→ YOUR TASK
Reproduce every entry exactly and leave its pictures out.

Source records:
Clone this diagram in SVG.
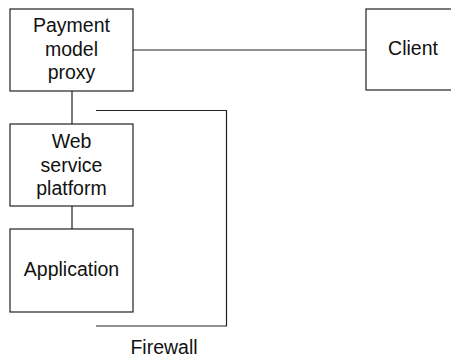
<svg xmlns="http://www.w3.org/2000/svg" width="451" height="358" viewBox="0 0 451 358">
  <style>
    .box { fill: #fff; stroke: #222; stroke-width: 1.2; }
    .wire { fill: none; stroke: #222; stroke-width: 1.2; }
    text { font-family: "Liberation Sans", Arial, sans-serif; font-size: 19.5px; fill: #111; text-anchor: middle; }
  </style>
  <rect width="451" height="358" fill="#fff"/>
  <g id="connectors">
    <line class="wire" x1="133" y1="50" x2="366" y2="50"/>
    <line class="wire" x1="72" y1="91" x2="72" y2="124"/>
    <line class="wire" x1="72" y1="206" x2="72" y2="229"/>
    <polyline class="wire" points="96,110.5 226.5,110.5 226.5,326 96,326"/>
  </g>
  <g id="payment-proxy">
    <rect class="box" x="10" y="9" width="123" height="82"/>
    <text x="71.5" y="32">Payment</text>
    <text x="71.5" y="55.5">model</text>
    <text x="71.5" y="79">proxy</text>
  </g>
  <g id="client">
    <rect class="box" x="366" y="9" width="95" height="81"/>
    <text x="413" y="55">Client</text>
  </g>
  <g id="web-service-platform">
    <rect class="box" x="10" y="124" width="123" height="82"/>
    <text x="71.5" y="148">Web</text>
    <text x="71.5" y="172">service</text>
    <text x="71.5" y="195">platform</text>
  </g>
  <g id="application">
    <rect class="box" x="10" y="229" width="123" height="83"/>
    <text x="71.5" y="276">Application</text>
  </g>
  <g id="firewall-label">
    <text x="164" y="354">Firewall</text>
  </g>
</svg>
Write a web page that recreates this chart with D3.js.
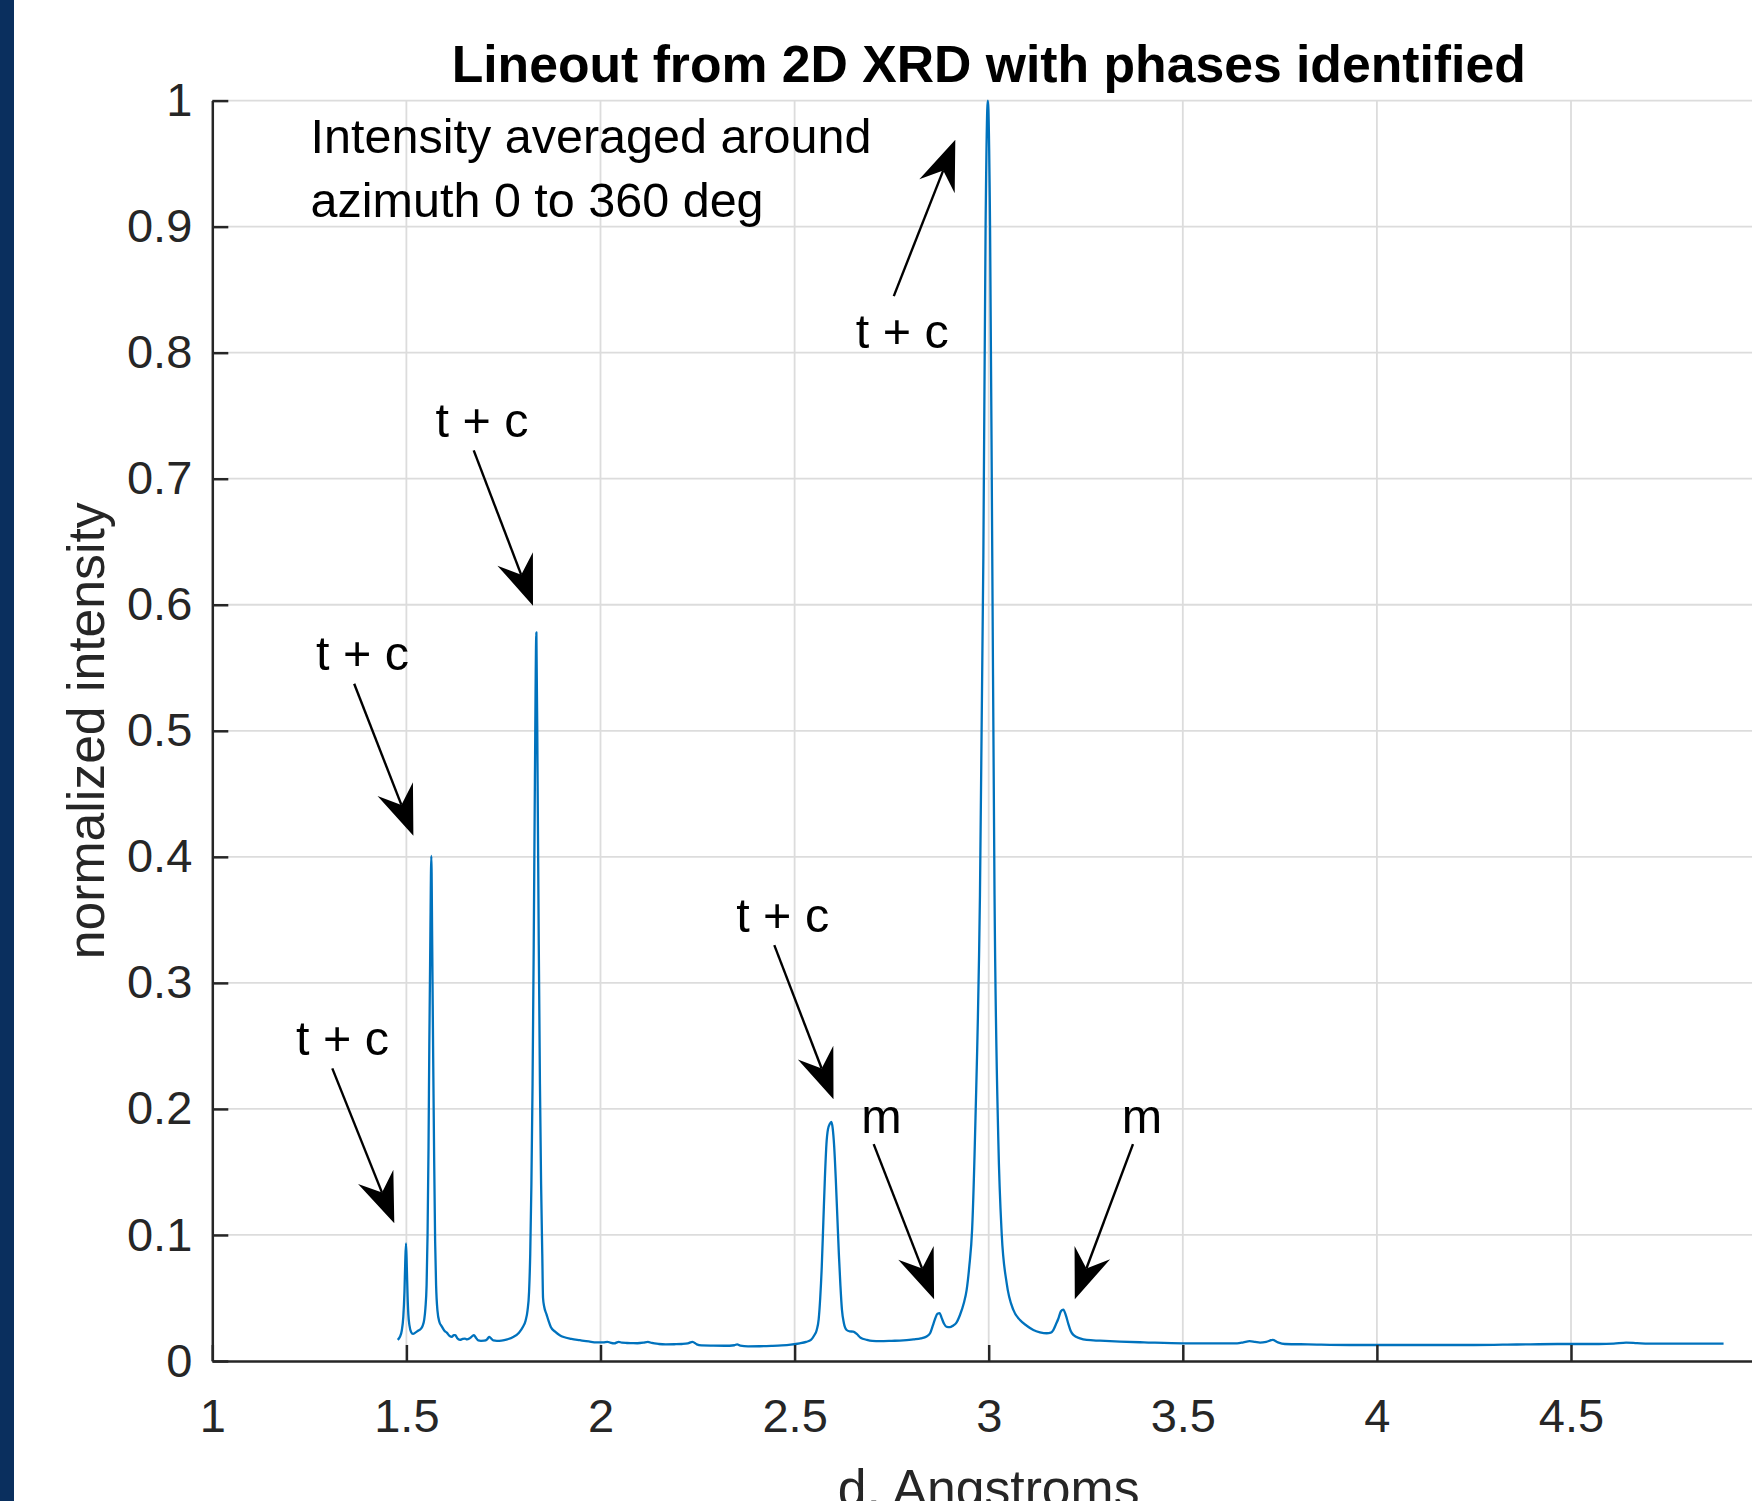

→ RESPONSE TO THIS EXERCISE
Clone this diagram in SVG.
<svg xmlns="http://www.w3.org/2000/svg" width="451" height="358" viewBox="0 0 451 358">
  <style>
    .box { fill: #fff; stroke: #222; stroke-width: 1.2; }
    .wire { fill: none; stroke: #222; stroke-width: 1.2; }
    text { font-family: "Liberation Sans", Arial, sans-serif; font-size: 19.5px; fill: #111; text-anchor: middle; }
  </style>
  <rect width="451" height="358" fill="#fff"/>
  <g id="connectors">
    <line class="wire" x1="133" y1="50" x2="366" y2="50"/>
    <line class="wire" x1="72" y1="91" x2="72" y2="124"/>
    <line class="wire" x1="72" y1="206" x2="72" y2="229"/>
    <polyline class="wire" points="96,110.5 226.5,110.5 226.5,326 96,326"/>
  </g>
  <g id="payment-proxy">
    <rect class="box" x="10" y="9" width="123" height="82"/>
    <text x="71.5" y="32">Payment</text>
    <text x="71.5" y="55.5">model</text>
    <text x="71.5" y="79">proxy</text>
  </g>
  <g id="client">
    <rect class="box" x="366" y="9" width="95" height="81"/>
    <text x="413" y="55">Client</text>
  </g>
  <g id="web-service-platform">
    <rect class="box" x="10" y="124" width="123" height="82"/>
    <text x="71.5" y="148">Web</text>
    <text x="71.5" y="172">service</text>
    <text x="71.5" y="195">platform</text>
  </g>
  <g id="application">
    <rect class="box" x="10" y="229" width="123" height="83"/>
    <text x="71.5" y="276">Application</text>
  </g>
  <g id="firewall-label">
    <text x="164" y="354">Firewall</text>
  </g>
</svg>
Write a web page that recreates this chart with D3.js.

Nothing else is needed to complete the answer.